Ceasefire Headlines Are Not Oil Relief: Hedge the Gulf Risk
Reader support is what makes Oracle Ayano possible. I am building a generative AI system for large-scale data gathering, analytical synthesis, and article verification. Please consider supporting the project.
Observation
On May 27, 2026, the S&P 500 and Nasdaq Composite closed at fresh records (7,520.36 and 26,674.73). The following day, major outlets reported that U.S. and Iranian negotiators had a tentative 60‑day ceasefire memorandum, pending President Trump’s approval. The Bureau of Economic Analysis said April’s Personal Consumption Expenditures (PCE) price index rose 0.4% month‑on‑month and 3.8% year‑on‑year; core PCE rose 0.2% m/m and 3.3% y/y. Oil prices moved sharply around the headlines; AP noted a drop of more than 4% on May 27. Snowflake also helped lift tech shares with quarterly results and a multi‑year AWS collaboration announced May 27. (apnews.com)
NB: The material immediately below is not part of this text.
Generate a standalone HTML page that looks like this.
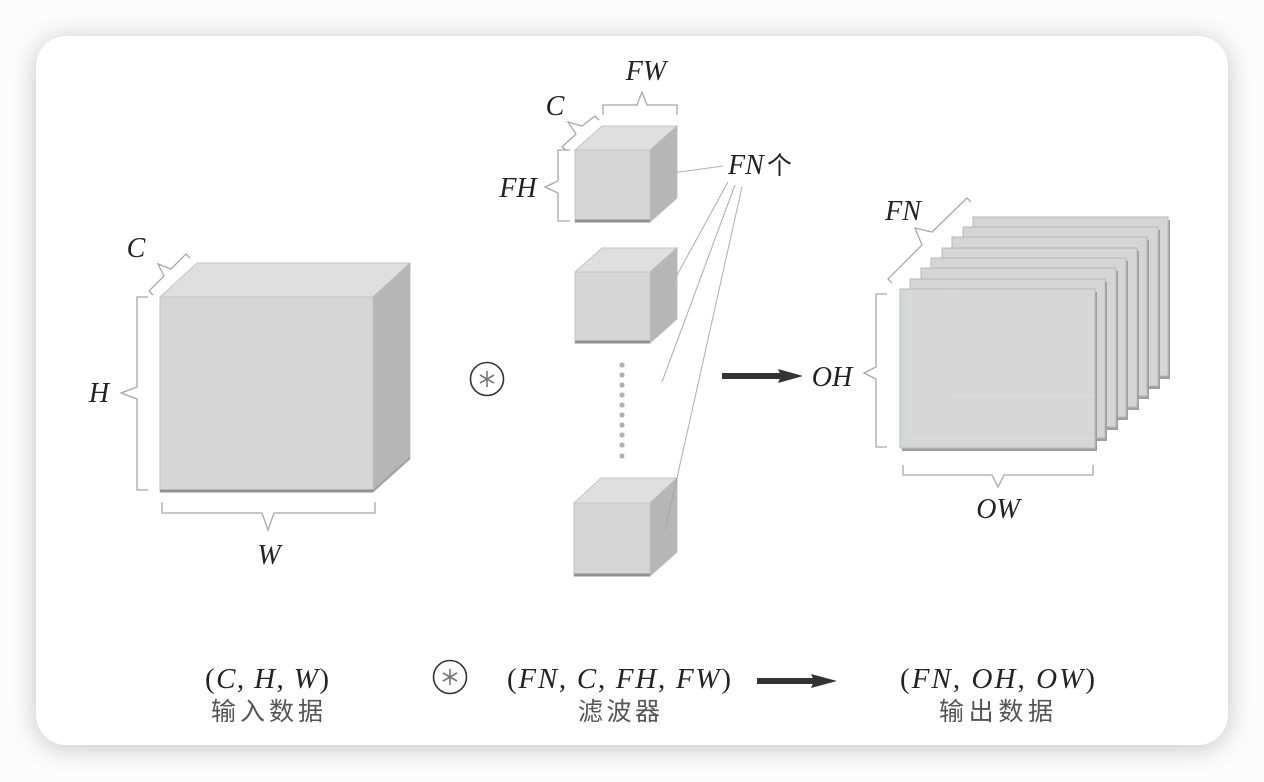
<!DOCTYPE html>
<html><head><meta charset="utf-8">
<style>
html,body{margin:0;padding:0;width:1264px;height:782px;background:#fcfcfc;overflow:hidden;}
.card{position:absolute;left:36px;top:36px;width:1192px;height:709px;border-radius:30px;background:#fff;box-shadow:0 3px 26px rgba(0,0,0,0.22);}
svg{position:absolute;left:0;top:0;}
.m{font-family:"Liberation Serif",serif;font-style:italic;font-size:28px;fill:#222;}
.f{font-family:"Liberation Serif",serif;font-size:29px;fill:#222;}
.cn{font-family:"Liberation Sans","Noto Sans CJK SC",sans-serif;font-size:25px;fill:#555;}
</style></head><body>
<div class="card"></div>
<svg width="1264" height="782" viewBox="0 0 1264 782" xmlns="http://www.w3.org/2000/svg">
<g stroke-linejoin="round">
<polygon points="160,297 197,263 410,263 373,297" fill="#dedfe1" stroke="#c6c6c6" stroke-width="1"/>
<polygon points="373,297 410,263 410,458 373,492" fill="#b5b6b8" stroke="#bdbdbd" stroke-width="1"/>
<rect x="160" y="297" width="213" height="195" fill="#d5d6d8" stroke="#c4c4c4" stroke-width="1"/>
<line x1="160" y1="491" x2="373" y2="491" stroke="#919191" stroke-width="3"/>
<line x1="373" y1="491" x2="410" y2="458" stroke="#a0a0a0" stroke-width="2"/>
</g>
<g fill="none" stroke="#a8a8a8" stroke-width="1.3">
<path d="M148,297 H137 V387 L121,393 L137,399 V490 H148"/>
<path d="M162,502 V513 H262 L268,530 L274,513 H375 V502"/>
<path d="M153,295 L149,291 L164,276 L158,264 L171,269 L186,254 L190,258"/>
</g>
<text class="m" x="136" y="257" text-anchor="middle">C</text>
<text class="m" x="99" y="402" text-anchor="middle">H</text>
<text class="m" x="269" y="564" text-anchor="middle">W</text>

<g>
<circle cx="487" cy="379" r="16.5" fill="none" stroke="#333" stroke-width="1.6"/>
<g stroke="#777" stroke-width="1.6">
<line x1="487" y1="371" x2="487" y2="387"/>
<line x1="480" y1="375" x2="494" y2="383"/>
<line x1="480" y1="383" x2="494" y2="375"/>
</g>
</g>

<g>
<polygon points="575,150 602,126 677,126 650,150" fill="#dedfe1" stroke="#c6c6c6"/>
<polygon points="650,150 677,126 677,198 650,222" fill="#b5b6b8" stroke="#bdbdbd"/>
<rect x="575" y="150" width="75" height="72" fill="#d5d6d8" stroke="#c4c4c4"/>
<line x1="575" y1="221" x2="650" y2="221" stroke="#919191" stroke-width="3"/>

<polygon points="575,272 602,248 677,248 650,272" fill="#dedfe1" stroke="#c6c6c6"/>
<polygon points="650,272 677,248 677,319 650,343" fill="#b5b6b8" stroke="#bdbdbd"/>
<rect x="575" y="272" width="75" height="71" fill="#d5d6d8" stroke="#c4c4c4"/>
<line x1="575" y1="342" x2="650" y2="342" stroke="#919191" stroke-width="3"/>

<polygon points="574,503 601,478 677,478 650,503" fill="#dedfe1" stroke="#c6c6c6"/>
<polygon points="650,503 677,478 677,552 650,576" fill="#b5b6b8" stroke="#bdbdbd"/>
<rect x="574" y="503" width="76" height="73" fill="#d5d6d8" stroke="#c4c4c4"/>
<line x1="574" y1="575" x2="650" y2="575" stroke="#919191" stroke-width="3"/>
</g>
<g fill="#b0b0b0">
<circle cx="622" cy="365" r="2.6"/><circle cx="622" cy="375" r="2.6"/><circle cx="622" cy="385" r="2.6"/>
<circle cx="622" cy="395" r="2.6"/><circle cx="622" cy="405" r="2.6"/><circle cx="622" cy="415" r="2.6"/>
<circle cx="622" cy="425" r="2.6"/><circle cx="622" cy="435" r="2.6"/><circle cx="622" cy="445" r="2.6"/>
<circle cx="622" cy="456" r="2.6"/>
</g>
<g fill="none" stroke="#a8a8a8" stroke-width="1.3">
<path d="M570,150 H558 V181 L545,187 L558,193 V221 H570"/>
<path d="M603,115 V105 H637 L642,92 L647,105 H677 V115"/>
<path d="M566,150 L562,147 L576,134 L568,122 L582,126 L595,116 L599,120"/>
</g>
<text class="m" x="555" y="115" text-anchor="middle">C</text>
<text class="m" x="518" y="197" text-anchor="middle">FH</text>
<text class="m" x="646" y="80" text-anchor="middle">FW</text>
<text class="m" x="728" y="174">FN</text>
<text x="767" y="174" style="font-family:'Liberation Sans','Noto Sans CJK SC',sans-serif;font-size:25px;fill:#222;">个</text>
<g stroke="#b3b3b3" stroke-width="1.1" fill="none">
<line x1="723" y1="166" x2="665" y2="174"/>
<line x1="728" y1="182" x2="665" y2="297"/>
<line x1="735" y1="185" x2="662" y2="382"/>
<line x1="742" y1="187" x2="677" y2="478"/>
<line x1="677" y1="478" x2="665" y2="530" stroke="#a8a8a8"/>
</g>

<rect x="722" y="373" width="60" height="6" fill="#333"/>
<polygon points="778,369 803,376 778,383 781,376" fill="#333"/>
<text class="m" x="832" y="386" text-anchor="middle">OH</text>

<g>
<rect x="975" y="220" width="195" height="159" fill="#9e9fa1"/><rect x="973" y="217" width="195" height="159" fill="#d4d5d7" stroke="#b8b8b8"/>
<rect x="965" y="230" width="195" height="159" fill="#9e9fa1"/><rect x="963" y="227" width="195" height="159" fill="#d4d5d7" stroke="#b8b8b8"/>
<rect x="954" y="240" width="195" height="159" fill="#9e9fa1"/><rect x="952" y="237" width="195" height="159" fill="#d4d5d7" stroke="#b8b8b8"/>
<rect x="944" y="251" width="195" height="159" fill="#9e9fa1"/><rect x="942" y="248" width="195" height="159" fill="#d4d5d7" stroke="#b8b8b8"/>
<rect x="933" y="261" width="195" height="159" fill="#9e9fa1"/><rect x="931" y="258" width="195" height="159" fill="#d4d5d7" stroke="#b8b8b8"/>
<rect x="923" y="271" width="195" height="159" fill="#9e9fa1"/><rect x="921" y="268" width="195" height="159" fill="#d4d5d7" stroke="#b8b8b8"/>
<rect x="912" y="282" width="195" height="159" fill="#9e9fa1"/><rect x="910" y="279" width="195" height="159" fill="#d4d5d7" stroke="#b8b8b8"/>
<rect x="902" y="292" width="195" height="159" fill="#9e9fa1"/><rect x="900" y="289" width="195" height="159" fill="#d5d6d8" stroke="#bcbcbc"/>
<g stroke="#e2e2e2" stroke-width="1" fill="none" opacity="0.7">
<path d="M910,290 V438 H1095"/>
<path d="M952,290 V396 H1095"/>
</g>
</g>
<g fill="none" stroke="#a8a8a8" stroke-width="1.3">
<path d="M887,294 H876 V367 L864,373 L876,379 V447 H887"/>
<path d="M903,465 V475 H992 L998,487 L1004,475 H1093 V465"/>
<path d="M892,283 L888,279 L922,245 L915,228 L932,232 L967,198 L971,202"/>
</g>
<text class="m" x="903" y="220" text-anchor="middle">FN</text>
<text class="m" x="998" y="518" text-anchor="middle">OW</text>

<text class="f" x="205" y="688" textLength="124" lengthAdjust="spacing">(<tspan font-style="italic">C</tspan>, <tspan font-style="italic">H</tspan>, <tspan font-style="italic">W</tspan>)</text>
<text class="cn" x="211" y="720" textLength="112" lengthAdjust="spacing">输入数据</text>

<circle cx="450" cy="677" r="16.5" fill="none" stroke="#333" stroke-width="1.6"/>
<g stroke="#777" stroke-width="1.6">
<line x1="450" y1="669" x2="450" y2="685"/>
<line x1="443" y1="673" x2="457" y2="681"/>
<line x1="443" y1="681" x2="457" y2="673"/>
</g>

<text class="f" x="507" y="688" textLength="224" lengthAdjust="spacing">(<tspan font-style="italic">FN</tspan>, <tspan font-style="italic">C</tspan>, <tspan font-style="italic">FH</tspan>, <tspan font-style="italic">FW</tspan>)</text>
<text class="cn" x="578" y="720" textLength="82" lengthAdjust="spacing">滤波器</text>

<rect x="757" y="678" width="58" height="6" fill="#333"/>
<polygon points="811,674 837,681 811,688 814,681" fill="#333"/>

<text class="f" x="900" y="688" textLength="195" lengthAdjust="spacing">(<tspan font-style="italic">FN</tspan>, <tspan font-style="italic">OH</tspan>, <tspan font-style="italic">OW</tspan>)</text>
<text class="cn" x="939" y="720" textLength="114" lengthAdjust="spacing">输出数据</text>
</svg>
</body></html>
Theme: does a tentative, unsigned 60‑day U.S.–Iran ceasefire meaningfully reduce oil risk premia? It matters because corporate budgets, inflation expectations, and equity multiples hinge on whether Gulf transit risk and insurance surcharges actually recede.
Our call: for equity PMs, corporate treasurers, and strategy leads, hedge — do not reprice for energy relief on the headline alone. Treat the memorandum as optionality until the White House signs and insurers restore cover; keep energy premia and inflation assumptions elevated in plans and risk models.